This book was a staple of my college days, not among the Left—the Left in those days seemed to be as incapable of thinking for themselves as what we see in much of the Right today—but among more the more technical, individualistic reader types.
Pirsig, a technical writer for IBM with a genius-level IQ, recounts his journey on a motorcycle (he doesn’t mention the brand; Wikipedia says it’s a 1964 Honda Superhawk CB77) with his boy, Chris. They head out across the high plains thru Montana, then down the Oregon-California coast.
The bulk of the story is Pirsig’s first-person reflection of the trials of his alter ego, Phaedrus, who is first a college English teacher, then philosophical questioner who ventures to the would-be sources of all understanding. An ambitious project to be sure.
Pirsig all the while is connecting the thinking of Phaedrus to Pirsig’s own contemporary thinking on his journey through the mountains and plains of the Great Northwest.
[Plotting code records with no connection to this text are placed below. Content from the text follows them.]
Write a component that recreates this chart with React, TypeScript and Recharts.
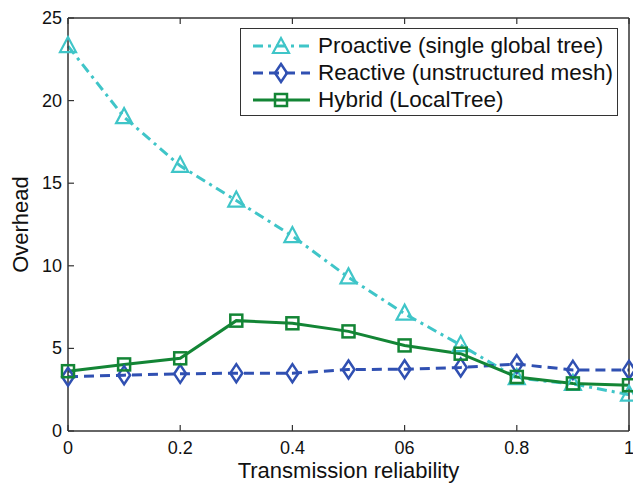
import React from 'react';
import { LineChart, Line, XAxis, YAxis, Legend } from 'recharts';

const reliability = [0, 0.1, 0.2, 0.3, 0.4, 0.5, 0.6, 0.7, 0.8, 0.9, 1];
const proactive = [23.3, 19.0, 16.05, 13.95, 11.8, 9.3, 7.1, 5.2, 3.2, 2.85, 2.2];
const reactive = [3.28, 3.38, 3.46, 3.5, 3.5, 3.72, 3.74, 3.85, 4.05, 3.7, 3.7];
const hybrid = [3.62, 4.03, 4.4, 6.68, 6.52, 6.03, 5.18, 4.68, 3.27, 2.88, 2.77];

const xTicks = [0, 0.2, 0.4, 0.6, 0.8, 1];
const xTickLabels = ['0', '0.2', '0.4', '06', '0.8', '1'];
const yTicks = [0, 5, 10, 15, 20, 25];

const FONT = '"Liberation Sans", Arial, sans-serif';
const AXIS = '#333333';
const C_PRO = '#3fc5c8';
const C_REA = '#3050b2';
const C_HYB = '#138535';

const data = reliability.map((r, i) => ({
  r,
  proactive: proactive[i],
  reactive: reactive[i],
  hybrid: hybrid[i],
}));

const series = [
  { key: 'proactive', name: 'Proactive (single global tree)', color: C_PRO, dash: '10 5 3 5', marker: 'triangle' },
  { key: 'reactive', name: 'Reactive (unstructured mesh)', color: C_REA, dash: '10 6', marker: 'diamond' },
  { key: 'hybrid', name: 'Hybrid (LocalTree)', color: C_HYB, dash: undefined, marker: 'square' },
];

function Marker({ type, cx, cy, color }: { type: string; cx: number; cy: number; color: string }) {
  if (type === 'triangle') {
    return (
      <polygon
        points={`${cx},${cy - 9} ${cx - 8},${cy + 6} ${cx + 8},${cy + 6}`}
        fill="none"
        stroke={color}
        strokeWidth={2.2}
      />
    );
  }
  if (type === 'diamond') {
    return (
      <polygon
        points={`${cx},${cy - 9} ${cx + 6},${cy} ${cx},${cy + 9} ${cx - 6},${cy}`}
        fill="none"
        stroke={color}
        strokeWidth={2.5}
      />
    );
  }
  return <rect x={cx - 6} y={cy - 6} width={12} height={12} fill="none" stroke={color} strokeWidth={2.5} />;
}

const makeDot = (type: string, color: string) => (props: any) => {
  const { cx, cy, index } = props;
  return (
    <g key={`${type}-${index}`}>
      <Marker type={type} cx={cx} cy={cy} color={color} />
    </g>
  );
};

const XTick = (props: any) => {
  const { x, y, payload } = props;
  const idx = xTicks.indexOf(payload.value);
  return (
    <g>
      <line x1={x} y1={y} x2={x} y2={y - 6} stroke={AXIS} strokeWidth={1.2} />
      <text x={x} y={y + 23} textAnchor="middle" fontSize={18} fontFamily={FONT} fill="#111">
        {idx >= 0 ? xTickLabels[idx] : ''}
      </text>
    </g>
  );
};

const TopTick = (props: any) => {
  const { x, y } = props;
  return <line x1={x} y1={y} x2={x} y2={y + 6} stroke={AXIS} strokeWidth={1.2} />;
};

const YTick = (props: any) => {
  const { x, y, payload } = props;
  return (
    <g>
      <line x1={x} y1={y} x2={x + 6} y2={y} stroke={AXIS} strokeWidth={1.2} />
      <text x={x - 6} y={y} textAnchor="end" dominantBaseline="central" fontSize={18} fontFamily={FONT} fill="#111">
        {payload.value}
      </text>
    </g>
  );
};

const RightTick = (props: any) => {
  const { x, y } = props;
  return <line x1={x} y1={y} x2={x - 6} y2={y} stroke={AXIS} strokeWidth={1.2} />;
};

const LegendBox = () => (
  <div
    style={{
      border: `1.5px solid ${AXIS}`,
      background: '#fff',
      width: 378,
      boxSizing: 'border-box',
      padding: '3px 0 2px 11px',
      fontFamily: FONT,
      fontSize: 22.5,
      color: '#111',
    }}
  >
    {series.map((s) => (
      <div key={s.key} style={{ display: 'flex', alignItems: 'center', height: 27 }}>
        <svg width={59} height={22} style={{ marginRight: 7 }}>
          <line x1={1} y1={11} x2={58} y2={11} stroke={s.color} strokeWidth={3} strokeDasharray={s.dash} />
          <Marker type={s.marker} cx={29} cy={s.marker === 'triangle' ? 12 : 11} color={s.color} />
        </svg>
        <span style={{ whiteSpace: 'nowrap' }}>{s.name}</span>
      </div>
    ))}
  </div>
);

export default function App() {
  return (
    <div style={{ position: 'absolute', left: 0, top: 0, background: '#fff' }}>
      <LineChart width={633} height={484} data={data} margin={{ top: 17, right: 0, bottom: 0, left: 0 }}>
        <XAxis
          dataKey="r"
          type="number"
          domain={[0, 1]}
          ticks={xTicks}
          height={53}
          tickLine={false}
          tickSize={0}
          tickMargin={0}
          tick={<XTick />}
          axisLine={{ stroke: AXIS, strokeWidth: 1.5 }}
          label={{ value: 'Transmission reliability', position: 'insideBottom', offset: 6, fontSize: 22, fontFamily: FONT, fill: '#111' }}
        />
        <XAxis
          xAxisId="top"
          orientation="top"
          dataKey="r"
          type="number"
          domain={[0, 1]}
          ticks={xTicks}
          height={1}
          tickLine={false}
          tickSize={0}
          tickMargin={0}
          tick={<TopTick />}
          axisLine={{ stroke: AXIS, strokeWidth: 1.5 }}
        />
        <YAxis
          type="number"
          domain={[0, 25]}
          ticks={yTicks}
          width={68}
          tickLine={false}
          tickSize={0}
          tickMargin={0}
          tick={<YTick />}
          axisLine={{ stroke: AXIS, strokeWidth: 1.5 }}
          label={{ value: 'Overhead', angle: -90, position: 'insideLeft', offset: 20, fontSize: 22, fontFamily: FONT, fill: '#111', style: { textAnchor: 'middle' } }}
        />
        <YAxis
          yAxisId="right"
          orientation="right"
          type="number"
          domain={[0, 25]}
          ticks={yTicks}
          width={4}
          tickLine={false}
          tickSize={0}
          tickMargin={0}
          tick={<RightTick />}
          axisLine={{ stroke: AXIS, strokeWidth: 1.5 }}
        />
        <Legend
          content={<LegendBox />}
          layout="horizontal"
          verticalAlign="middle"
          align="center"
          wrapperStyle={{ left: 240, top: 28, width: 'auto' }}
        />
        {series.map((s) => (
          <Line
            key={s.key}
            dataKey={s.key}
            name={s.name}
            stroke={s.color}
            strokeWidth={3}
            strokeDasharray={s.dash}
            dot={makeDot(s.marker, s.color)}
            activeDot={false}
            isAnimationActive={false}
          />
        ))}
      </LineChart>
    </div>
  );
}
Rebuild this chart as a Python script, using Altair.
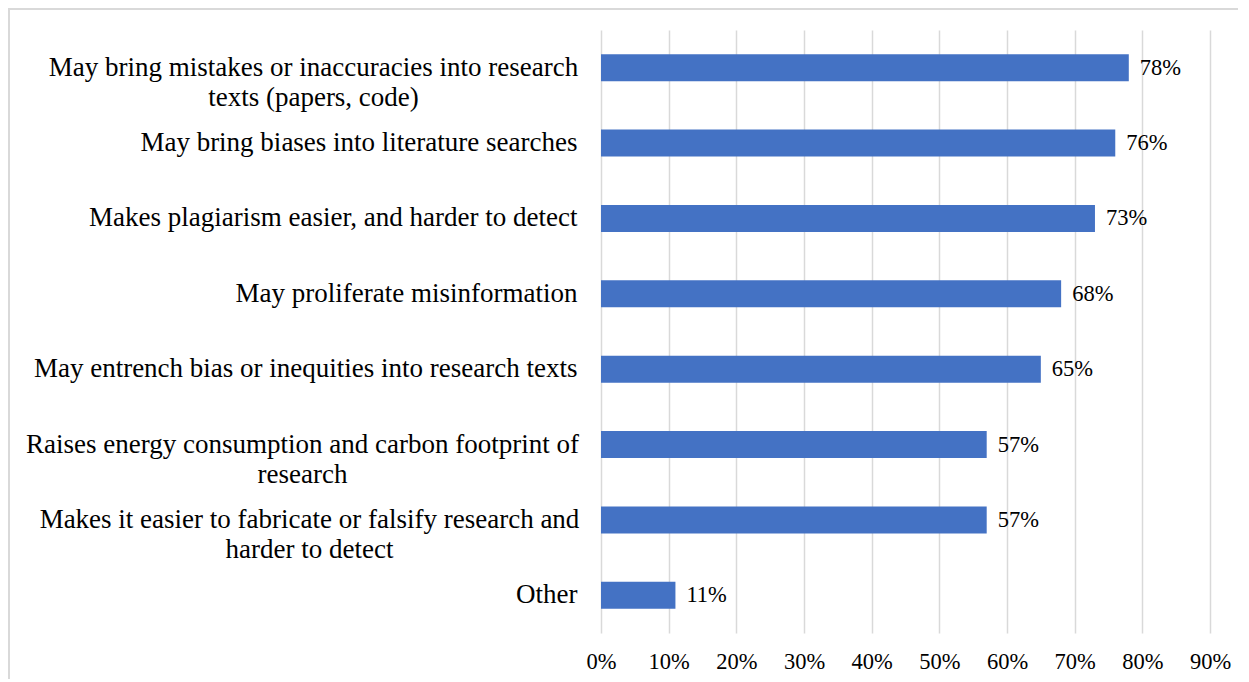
import altair as alt
import pandas as pd

categories = [
    "May bring mistakes or inaccuracies into research\ntexts (papers, code)",
    "May bring biases into literature searches",
    "Makes plagiarism easier, and harder to detect",
    "May proliferate misinformation",
    "May entrench bias or inequities into research texts",
    "Raises energy consumption and carbon footprint of\nresearch",
    "Makes it easier to fabricate or falsify research and\nharder to detect",
    "Other",
]
values = [78, 76, 73, 68, 65, 57, 57, 11]
tick_values = [0, 10, 20, 30, 40, 50, 60, 70, 80, 90]

df = pd.DataFrame({"cat": categories, "val": values})

FONT = "Liberation Serif"
W, H = 609, 603
PAD_L, PAD_T = 593, 22

pad_conditions = [
    {"test": "indexof(datum.value, 'May bring mistakes') === 0", "value": 288},
    {"test": "indexof(datum.value, 'Raises energy') === 0", "value": 299},
    {"test": "indexof(datum.value, 'Makes it easier') === 0", "value": 292},
]

y_enc = alt.Y(
    "cat:N",
    sort=categories,
    title=None,
    scale=alt.Scale(paddingInner=0, paddingOuter=0),
    axis=alt.Axis(
        domain=False,
        ticks=False,
        grid=False,
        labelFont=FONT,
        labelFontSize=27,
        labelColor="#000000",
        labelLimit=700,
        labelLineHeight=30,
        labelExpr="split(datum.label, '\\n')",
        labelAlign={
            "condition": {"test": "indexof(datum.value, '\\n') >= 0", "value": "center"},
            "value": "right",
        },
        labelPadding={"condition": pad_conditions, "value": 24},
        labelBaseline="middle",
    ),
)

x_enc = alt.X(
    "val:Q",
    title=None,
    scale=alt.Scale(domain=[0, 90], nice=False),
    axis=alt.Axis(
        values=tick_values,
        labelExpr="datum.value + '%'",
        domain=False,
        ticks=False,
        grid=True,
        gridColor="#d9d9d9",
        gridWidth=1.5,
        labelFont=FONT,
        labelFontSize=22.5,
        labelColor="#000000",
        labelPadding=17,
        labelFlush=False,
    ),
)

bars = alt.Chart(df).mark_bar(color="#4472C4", size=27).encode(x=x_enc, y=y_enc)

texts = alt.Chart(df).mark_text(
    align="left", baseline="middle", dx=11, font=FONT, fontSize=22.5, color="#000000"
).encode(
    x="val:Q",
    y=alt.Y("cat:N", sort=categories),
    text=alt.Text("label:N"),
).transform_calculate(label="datum.val + '%'")

border_top = alt.Chart(df).mark_rule(color="#d9d9d9", strokeWidth=2).encode(
    x=alt.value(-PAD_L), x2=alt.value(700), y=alt.value(-PAD_T + 1)
)
border_left = alt.Chart(df).mark_rule(color="#d9d9d9", strokeWidth=2).encode(
    x=alt.value(-PAD_L + 1), y=alt.value(-PAD_T), y2=alt.value(700)
)

chart = (
    alt.layer(bars, texts, border_top, border_left)
    .properties(
        width=W,
        height=H,
        autosize=alt.AutoSizeParams(type="none"),
        padding={"left": PAD_L, "top": PAD_T, "right": 28, "bottom": 46},
        background="#ffffff",
    )
    .configure_view(stroke=None)
)

chart.save("out.html", embed_options={"renderer": "svg", "actions": False})
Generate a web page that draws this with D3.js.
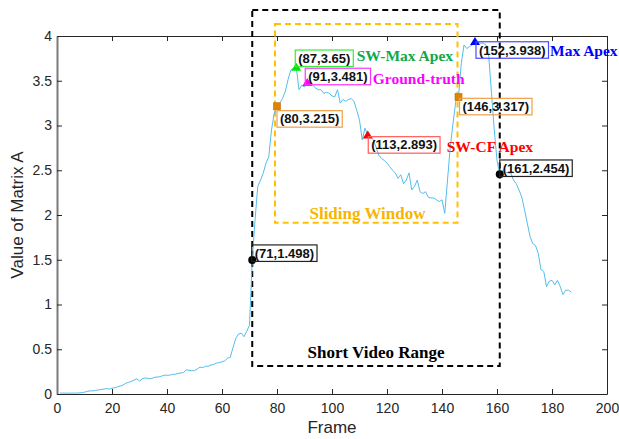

Pirsig uses the motorcycle as a metaphor for life: both the work it requires and the joy it can bring.
The Buddha, the Godhead, resides quite as comfortably in
the circuits of a digital computer or the gears of a cycle
transmission as he does at the top of a mountain or in the
petals of a flower. — Robert Pirsig
The book alternates between Pirsig making an observation or working out some difficulty on the road—either with his motorcycle, the people he’s with, or his son—and engaging some large philosophical issue the ancients have discussed, which is of profound importance to living our lives wisely today.
I remember when I first read it, I was so enthralled with the insights of Phaedrus, in particular into the nature of Quality, that I skimmed passages where Pirsig discusses current reality. But take your time with these, too. Here’s where the need for gumption lies.
Phaedrus was so intense he runs into “problems.” I won’t describe them here because realizing the connection between Phaedrus and the narrator (Pirsig) is one of the chief pleasures of discovery of reading Zen and the Art of Motorcycle Maintenance (ZAMM).
In these final weeks of the chronicles, I’ve been rediscovering some ideas absorbed loosely during my youth. I’m rereading Robert Pirsig’s culture-carrying work, Zen and the Art of Motorcycle Maintenance. I’d forgotten the vitality of his concept Quality.
Quality for ZAMM is what the Greeks referred to as
“excellence” (aretê). Prior to the divergence between
Platonic formalism and Aristotelian “methodism,” several
philosophers collectively referred to as the Sophists had
worked on creating excellence in life.
Is not aretê in politics exactly what I’ve referred to
previously as “the sanctification of the nonaggression
principle?”
So you see, there’s a connection between the journey into the Free State I’ve reported and the seminal work of Mr. Pirsig. ZAMM is practically indispensable for getting a handle on the significance of what’s going on at the new Freedom Portal and its implications for citizen empowerment.
Plus ZAMM is an inimitable flight of the human imagination.